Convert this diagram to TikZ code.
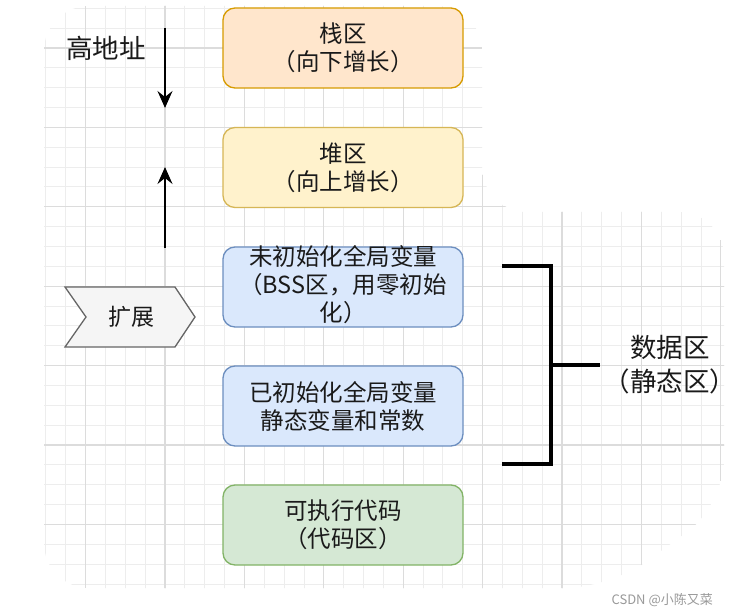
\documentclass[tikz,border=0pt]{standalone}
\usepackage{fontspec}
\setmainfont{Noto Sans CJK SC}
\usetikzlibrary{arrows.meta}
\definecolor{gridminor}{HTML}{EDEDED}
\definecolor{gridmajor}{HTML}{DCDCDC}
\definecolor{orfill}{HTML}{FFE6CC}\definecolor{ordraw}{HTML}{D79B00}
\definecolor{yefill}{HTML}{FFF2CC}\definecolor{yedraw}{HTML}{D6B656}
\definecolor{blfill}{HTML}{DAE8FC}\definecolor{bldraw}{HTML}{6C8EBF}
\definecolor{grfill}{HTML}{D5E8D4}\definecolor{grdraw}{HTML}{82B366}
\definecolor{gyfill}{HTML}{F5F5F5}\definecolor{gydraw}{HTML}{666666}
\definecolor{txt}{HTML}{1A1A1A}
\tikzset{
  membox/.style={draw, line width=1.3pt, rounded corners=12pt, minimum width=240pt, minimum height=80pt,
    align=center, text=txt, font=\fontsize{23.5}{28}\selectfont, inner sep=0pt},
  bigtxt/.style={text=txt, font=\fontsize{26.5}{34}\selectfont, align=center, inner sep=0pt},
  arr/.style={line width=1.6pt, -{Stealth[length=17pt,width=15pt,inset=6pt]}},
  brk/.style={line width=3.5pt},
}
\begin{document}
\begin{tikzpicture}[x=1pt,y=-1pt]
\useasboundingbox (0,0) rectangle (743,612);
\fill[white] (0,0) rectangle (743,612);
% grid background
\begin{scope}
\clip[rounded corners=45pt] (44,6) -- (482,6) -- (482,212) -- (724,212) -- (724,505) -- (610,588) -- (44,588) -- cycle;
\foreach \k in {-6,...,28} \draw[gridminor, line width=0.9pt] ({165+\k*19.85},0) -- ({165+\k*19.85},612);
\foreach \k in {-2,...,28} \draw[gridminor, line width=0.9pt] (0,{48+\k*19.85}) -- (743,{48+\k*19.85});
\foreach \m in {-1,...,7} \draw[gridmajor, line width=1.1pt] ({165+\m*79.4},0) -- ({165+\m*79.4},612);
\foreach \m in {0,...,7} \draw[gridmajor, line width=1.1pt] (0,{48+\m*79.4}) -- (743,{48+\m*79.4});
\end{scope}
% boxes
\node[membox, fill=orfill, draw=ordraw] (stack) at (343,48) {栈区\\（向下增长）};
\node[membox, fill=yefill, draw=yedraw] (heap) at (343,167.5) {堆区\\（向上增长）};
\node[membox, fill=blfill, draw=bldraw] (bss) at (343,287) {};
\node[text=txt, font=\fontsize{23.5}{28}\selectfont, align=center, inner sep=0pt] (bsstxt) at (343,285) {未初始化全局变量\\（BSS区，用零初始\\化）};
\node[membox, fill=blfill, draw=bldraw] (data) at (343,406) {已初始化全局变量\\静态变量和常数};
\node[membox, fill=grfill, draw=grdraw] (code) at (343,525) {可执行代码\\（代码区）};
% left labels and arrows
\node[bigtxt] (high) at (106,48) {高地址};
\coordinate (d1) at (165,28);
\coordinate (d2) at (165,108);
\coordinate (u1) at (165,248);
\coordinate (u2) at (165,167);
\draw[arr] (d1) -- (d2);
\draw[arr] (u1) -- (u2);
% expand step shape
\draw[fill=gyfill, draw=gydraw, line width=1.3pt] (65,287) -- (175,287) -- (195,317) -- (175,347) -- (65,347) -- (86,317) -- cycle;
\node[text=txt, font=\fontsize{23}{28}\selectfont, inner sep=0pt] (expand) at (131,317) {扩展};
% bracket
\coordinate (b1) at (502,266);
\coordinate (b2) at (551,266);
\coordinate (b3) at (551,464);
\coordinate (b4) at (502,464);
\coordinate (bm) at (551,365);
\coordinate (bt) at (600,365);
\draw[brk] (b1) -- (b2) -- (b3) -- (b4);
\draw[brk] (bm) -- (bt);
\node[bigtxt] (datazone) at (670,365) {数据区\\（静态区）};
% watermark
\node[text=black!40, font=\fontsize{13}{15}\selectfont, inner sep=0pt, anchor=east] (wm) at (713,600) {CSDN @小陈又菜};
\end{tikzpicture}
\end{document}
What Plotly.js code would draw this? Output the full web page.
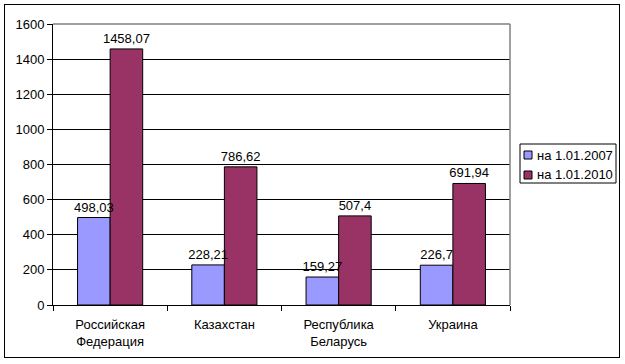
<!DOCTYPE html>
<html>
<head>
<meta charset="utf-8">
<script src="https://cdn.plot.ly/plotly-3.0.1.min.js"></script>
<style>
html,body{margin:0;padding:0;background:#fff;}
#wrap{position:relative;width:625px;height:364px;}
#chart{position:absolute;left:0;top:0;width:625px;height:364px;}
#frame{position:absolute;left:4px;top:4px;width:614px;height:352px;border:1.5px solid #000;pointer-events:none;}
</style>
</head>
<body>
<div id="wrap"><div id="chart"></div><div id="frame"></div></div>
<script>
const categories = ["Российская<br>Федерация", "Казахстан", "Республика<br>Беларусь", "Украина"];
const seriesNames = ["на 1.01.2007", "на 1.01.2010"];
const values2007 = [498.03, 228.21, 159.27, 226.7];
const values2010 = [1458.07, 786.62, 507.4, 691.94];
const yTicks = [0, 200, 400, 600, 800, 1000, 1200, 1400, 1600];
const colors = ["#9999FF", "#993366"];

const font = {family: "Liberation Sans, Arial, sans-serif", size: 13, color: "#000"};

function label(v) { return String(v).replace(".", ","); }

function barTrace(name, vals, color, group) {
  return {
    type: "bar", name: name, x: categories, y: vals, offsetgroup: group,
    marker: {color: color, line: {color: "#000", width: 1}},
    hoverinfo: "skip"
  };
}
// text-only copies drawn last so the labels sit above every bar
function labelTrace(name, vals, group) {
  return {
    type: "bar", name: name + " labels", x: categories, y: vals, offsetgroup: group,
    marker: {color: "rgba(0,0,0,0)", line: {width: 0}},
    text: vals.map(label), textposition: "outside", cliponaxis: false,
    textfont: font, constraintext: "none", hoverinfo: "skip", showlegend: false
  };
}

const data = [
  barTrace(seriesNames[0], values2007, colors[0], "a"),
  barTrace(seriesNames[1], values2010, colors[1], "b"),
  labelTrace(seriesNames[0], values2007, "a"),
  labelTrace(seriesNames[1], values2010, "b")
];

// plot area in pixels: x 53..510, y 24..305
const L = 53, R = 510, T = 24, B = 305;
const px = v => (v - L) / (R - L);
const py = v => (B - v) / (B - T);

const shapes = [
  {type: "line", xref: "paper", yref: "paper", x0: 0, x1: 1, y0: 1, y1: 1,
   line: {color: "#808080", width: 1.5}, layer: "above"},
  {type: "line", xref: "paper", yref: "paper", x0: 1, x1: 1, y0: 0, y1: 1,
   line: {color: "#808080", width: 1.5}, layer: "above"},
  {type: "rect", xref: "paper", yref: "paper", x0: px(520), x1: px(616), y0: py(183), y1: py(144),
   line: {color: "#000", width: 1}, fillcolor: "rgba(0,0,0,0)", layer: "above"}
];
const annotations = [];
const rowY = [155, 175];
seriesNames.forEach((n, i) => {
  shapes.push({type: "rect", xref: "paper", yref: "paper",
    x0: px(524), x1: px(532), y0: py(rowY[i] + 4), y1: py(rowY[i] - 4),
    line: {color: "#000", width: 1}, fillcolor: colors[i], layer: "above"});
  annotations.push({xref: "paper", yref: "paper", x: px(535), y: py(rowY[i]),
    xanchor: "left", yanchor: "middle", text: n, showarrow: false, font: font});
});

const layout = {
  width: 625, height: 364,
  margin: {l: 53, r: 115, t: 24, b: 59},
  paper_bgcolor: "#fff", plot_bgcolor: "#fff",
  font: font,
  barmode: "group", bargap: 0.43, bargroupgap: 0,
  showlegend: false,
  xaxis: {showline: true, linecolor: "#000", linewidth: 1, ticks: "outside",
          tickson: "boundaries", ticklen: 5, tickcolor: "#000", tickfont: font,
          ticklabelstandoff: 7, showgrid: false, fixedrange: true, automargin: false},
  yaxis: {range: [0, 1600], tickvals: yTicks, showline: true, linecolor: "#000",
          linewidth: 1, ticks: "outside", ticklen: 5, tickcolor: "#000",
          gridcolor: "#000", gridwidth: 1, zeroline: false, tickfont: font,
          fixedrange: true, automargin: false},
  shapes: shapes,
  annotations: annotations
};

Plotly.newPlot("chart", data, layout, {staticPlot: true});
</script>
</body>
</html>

⁂

TASK INSTRUCTIONS: Every line from the one containing "What Plotly.js code" through the one containing "const py = v => (B - v) / (B - T);" should be quoted exactly, and no other lines; keep pictures out of the copy.

COMPLETE RESPONSE:
What Plotly.js code would draw this? Output the full web page.
<!DOCTYPE html>
<html>
<head>
<meta charset="utf-8">
<script src="https://cdn.plot.ly/plotly-3.0.1.min.js"></script>
<style>
html,body{margin:0;padding:0;background:#fff;}
#wrap{position:relative;width:625px;height:364px;}
#chart{position:absolute;left:0;top:0;width:625px;height:364px;}
#frame{position:absolute;left:4px;top:4px;width:614px;height:352px;border:1.5px solid #000;pointer-events:none;}
</style>
</head>
<body>
<div id="wrap"><div id="chart"></div><div id="frame"></div></div>
<script>
const categories = ["Российская<br>Федерация", "Казахстан", "Республика<br>Беларусь", "Украина"];
const seriesNames = ["на 1.01.2007", "на 1.01.2010"];
const values2007 = [498.03, 228.21, 159.27, 226.7];
const values2010 = [1458.07, 786.62, 507.4, 691.94];
const yTicks = [0, 200, 400, 600, 800, 1000, 1200, 1400, 1600];
const colors = ["#9999FF", "#993366"];

const font = {family: "Liberation Sans, Arial, sans-serif", size: 13, color: "#000"};

function label(v) { return String(v).replace(".", ","); }

function barTrace(name, vals, color, group) {
  return {
    type: "bar", name: name, x: categories, y: vals, offsetgroup: group,
    marker: {color: color, line: {color: "#000", width: 1}},
    hoverinfo: "skip"
  };
}
// text-only copies drawn last so the labels sit above every bar
function labelTrace(name, vals, group) {
  return {
    type: "bar", name: name + " labels", x: categories, y: vals, offsetgroup: group,
    marker: {color: "rgba(0,0,0,0)", line: {width: 0}},
    text: vals.map(label), textposition: "outside", cliponaxis: false,
    textfont: font, constraintext: "none", hoverinfo: "skip", showlegend: false
  };
}

const data = [
  barTrace(seriesNames[0], values2007, colors[0], "a"),
  barTrace(seriesNames[1], values2010, colors[1], "b"),
  labelTrace(seriesNames[0], values2007, "a"),
  labelTrace(seriesNames[1], values2010, "b")
];

// plot area in pixels: x 53..510, y 24..305
const L = 53, R = 510, T = 24, B = 305;
const px = v => (v - L) / (R - L);
const py = v => (B - v) / (B - T);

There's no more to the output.